As the child of the pastor of a small church, the members of our church were our community. They were my teachers, my friends, the parents of my friends, my role models, my encouragers. I cannot look back at those good people and believe that they were misguided fools, blundering through life with religious blinders on. But I also cannot accept much of the structure of their belief system, and the conflict between old memories and new thoughts is dizzying.

I think back to the church camp I attended through junior high and high school, and loved so much that I worked on the kitchen crew all summer for pennies an hour just to spend more time there. It was wholesome, fun, uplifting, all of those good things. I made good friends, sang fun songs, and experienced many moments of deep spiritual conviction and joy. Or did I? Was it just the natural emotional and physical high of being outside all summer with kids my age, getting lots of sunshine and exercise, and indulging every possible adolescent desire for self-expression during the "sharing times"? Was I just being swept away by twice-daily services that were calculated to walk us through a time-tested emotional arc, where we were ramped up with music, made to laugh, calmed down for the speaker, manipulated into feelings of guilt, and finally brought to tears of repentance with the intense pressure to raise our hands and go forward for the confession du jour?

So many things, not just church and camp ... I can barely stand to think of the beautiful old hymns that I have played so many hundreds of times, hymns that guided my beliefs, comforted my tears, challenged my mind. Their comfort and teaching was real, but now that I question what they taught, their comfort begins to fade and that breaks my heart more than almost anything else in this rocky journey. I want clarity of thought and honesty of mind, but the cost is mounting and I must wonder what price I will eventually pay in memories and comfort lost.

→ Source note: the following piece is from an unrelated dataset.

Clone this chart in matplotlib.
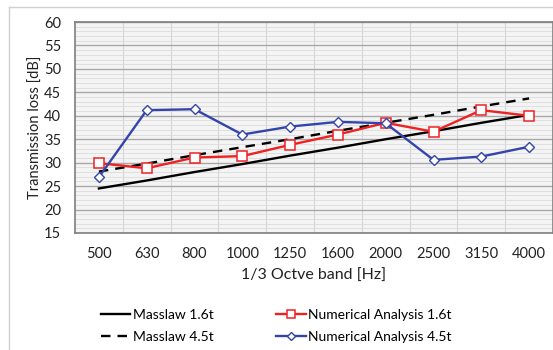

Whether I like it or not, these things have shaped me, and unmaking these memories feels like unmaking myself.

1 comment:

taikyotojin said...

I wanted you to know that I still read your blog, and find it very interesting.

On the subject of this blog, I'd like to say that memories don't need to be edited for context nor content. You felt what you felt, you saw what you saw. They were honest emotions evoked by a set of conditions that will never be met again.

As a child (or even a young adult, adult, and old codger) you believe a great many things that are altered, forgotten, or re-written based on experiences you've had since they were formed. That doesn't cheapen the fact that you had those experiences, nor negate them altogether. The experiences you are having this week, you may not have in the same way again, even if the same circumstances are met. That doesn't mean that today means less as a result.

Just because you no longer believe what you once did, you can still look back fondly, with a touch of sadness, at what once was.

Even though I now know that there's a person inside that big yellow bird costume, doesn't mean that my memories of wanting to live in his nest no longer exist...or can't exist because my faith in him is no longer there.

Sometimes bittersweet memories are the most poignant ones of all.